If the owner wants out within a short, fixed handover period, say a year or so, it's unlikely the business will be of much interest to most PEGs.
If the business needs growth capital, or one of the partners wishes to retire, or the owner wants to take a bite out of the apple and not lose control of the business (or where the owner wishes to diversify his personal financial risk by cashing in some equity in his business to invest elsewhere) it would be suitable for pitching to a PEG.

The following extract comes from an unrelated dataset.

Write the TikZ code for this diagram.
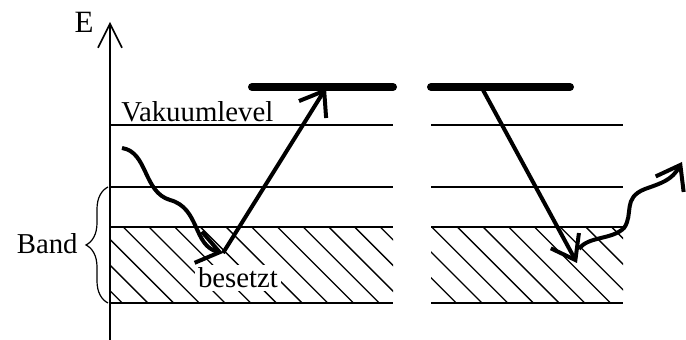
\documentclass[tikz,border=0pt]{standalone}
\usepackage{fontspec}
\setmainfont{Liberation Serif}
\usetikzlibrary{arrows.meta, positioning, decorations.pathreplacing}

\begin{document}
\begin{tikzpicture}[
    x=0.5pt, y=-0.5pt,
    lbl/.style={font=\fontsize{14.4}{17}\selectfont, inner sep=0pt},
    level/.style={line width=0.8pt},
    hatch/.style={line width=0.65pt},
    bar/.style={line width=4pt, line cap=round},
    axis/.style={line width=0.8pt, -{Straight Barb[length=12pt, width=12pt]}},
    jump/.style={line width=2pt, -{Straight Barb[length=11pt, width=16pt]}},
    photon/.style={jump},  % wavy light quantum
    bracestyle/.style={line width=0.6pt, decorate, decoration={brace, amplitude=11pt}}
]
\useasboundingbox (0,0) rectangle (686,340);

% ===== AXIS =====
\coordinate (axisBot) at (110,340);
\coordinate (axisTip) at (110,22);
\draw[axis] (axisBot) -- (axisTip);
\node[lbl, font=\fontsize{15.5}{18}\selectfont, anchor=base] (elabel) at (84,33) {E};

% ===== HATCHED (OCCUPIED) BAND =====
\begin{scope}
  \clip (110,227) rectangle (393,303);
  \foreach \k in {-3,...,10}
    \draw[hatch] ({123.3+25.7*\k},227) -- ++(80,80);
\end{scope}
\begin{scope}
  \clip (431,227) rectangle (623,303);
  \foreach \k in {10,...,19}
    \draw[hatch] ({123.3+25.7*\k},227) -- ++(80,80);
\end{scope}

% ===== LEVELS =====
% left panel
\draw[level] (110,125) -- (393,125);
\draw[level] (110,187) -- (393,187);
\draw[level] (110,227) -- (393,227);
\draw[level] (110,303) -- (393,303);
% right panel
\draw[level] (431,125) -- (623,125);
\draw[level] (431,187) -- (623,187);
\draw[level] (431,227) -- (623,227);
\draw[level] (431,303) -- (623,303);

% excited states
\draw[bar] (252,87) -- (393,87);
\draw[bar] (431,87) -- (570,87);

% ===== LABELS =====
\node[lbl, anchor=base west] (vac) at (121,122) {Vakuumlevel};
\node[lbl, fill=white, inner sep=1.5pt, anchor=base] (occ) at (238,288) {besetzt};

% band brace
\draw[bracestyle] (108,303) -- (108,187);
\coordinate (braceTip) at (86,244);
\node[lbl, left=4pt of braceTip] (band) {Band};

% ===== TRANSITIONS =====
\coordinate (phIn) at (122,148);
\coordinate (exStart) at (223,253);
\coordinate (exEnd) at (326,88);
\coordinate (deStart) at (483,90);
\coordinate (deEnd) at (577,263);
\coordinate (phOut) at (579,249);
\coordinate (phEnd) at (682,162);

% absorption
\draw[photon] (phIn) .. controls (148,152) and (143,192) .. (170,200)
    .. controls (200,208) and (193,246) .. (exStart);
\draw[jump] (exStart) -- (exEnd);

% emission
\draw[jump] (deStart) -- (deEnd);
\draw[photon] (phOut) .. controls (588,236) and (612,240) .. (624,228)
    .. controls (634,214) and (622,198) .. (645,189)
    .. controls (662,183) and (672,180) .. (phEnd);

\end{tikzpicture}
\end{document}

While popular opinion has it that PEGs are awash with cash, and it's usually true, it's not always the case. Some PEGs claim to be funded but in reality do not have liquidity. If they have to go hunting for capital after agreeing a deal with the vendor, there are several risks. First, they may not be able to raise the funds and that could put the transaction in jeopardy and second, the funds supplier may impose conditions that force the PEG back to the negotiating table even after a deal has been agreed with the vendor. The vendor should ask for assurances in writing that the PEG have 100% of the funds to cover any bid made and that they have the authority to complete. (If any third party, any PEG's internal investment committee, any bank or any other partner needs to approve the deal then that, too, could cause a hold-up at the last minute and/or a re-negotiation.)
A business broker or business transfer agent should be able to advise on the background of a PEG. The vendor should look at the PE firm's track record and whether their modus operandi is to strip assets, initiatiate large scale redundancies or otherwise seek to make a quick buck from some sharp financial engineering (loading the company with debt, for example). These PEGs are obviously to be avoided - they could over leverage the business and put the vendor's retained stake at risk. The vendor can ask to speak with owners of previous companies the PEG has acquired ...to get references.
Good questions to ask
Outside of the headline price, if the company need cash (working capital) - or management expertise - can the PE firm provide for those needs? What is the PE firm bringing to the table other than cash? What will they charge for whatever they're bringing?
As the old M&A cliche goes, time kills all deals . The vendor should ask for and get clear time scales. PE Firms can move faster than trade buyers. Vendors should take advantage and hold them to a quicker pace.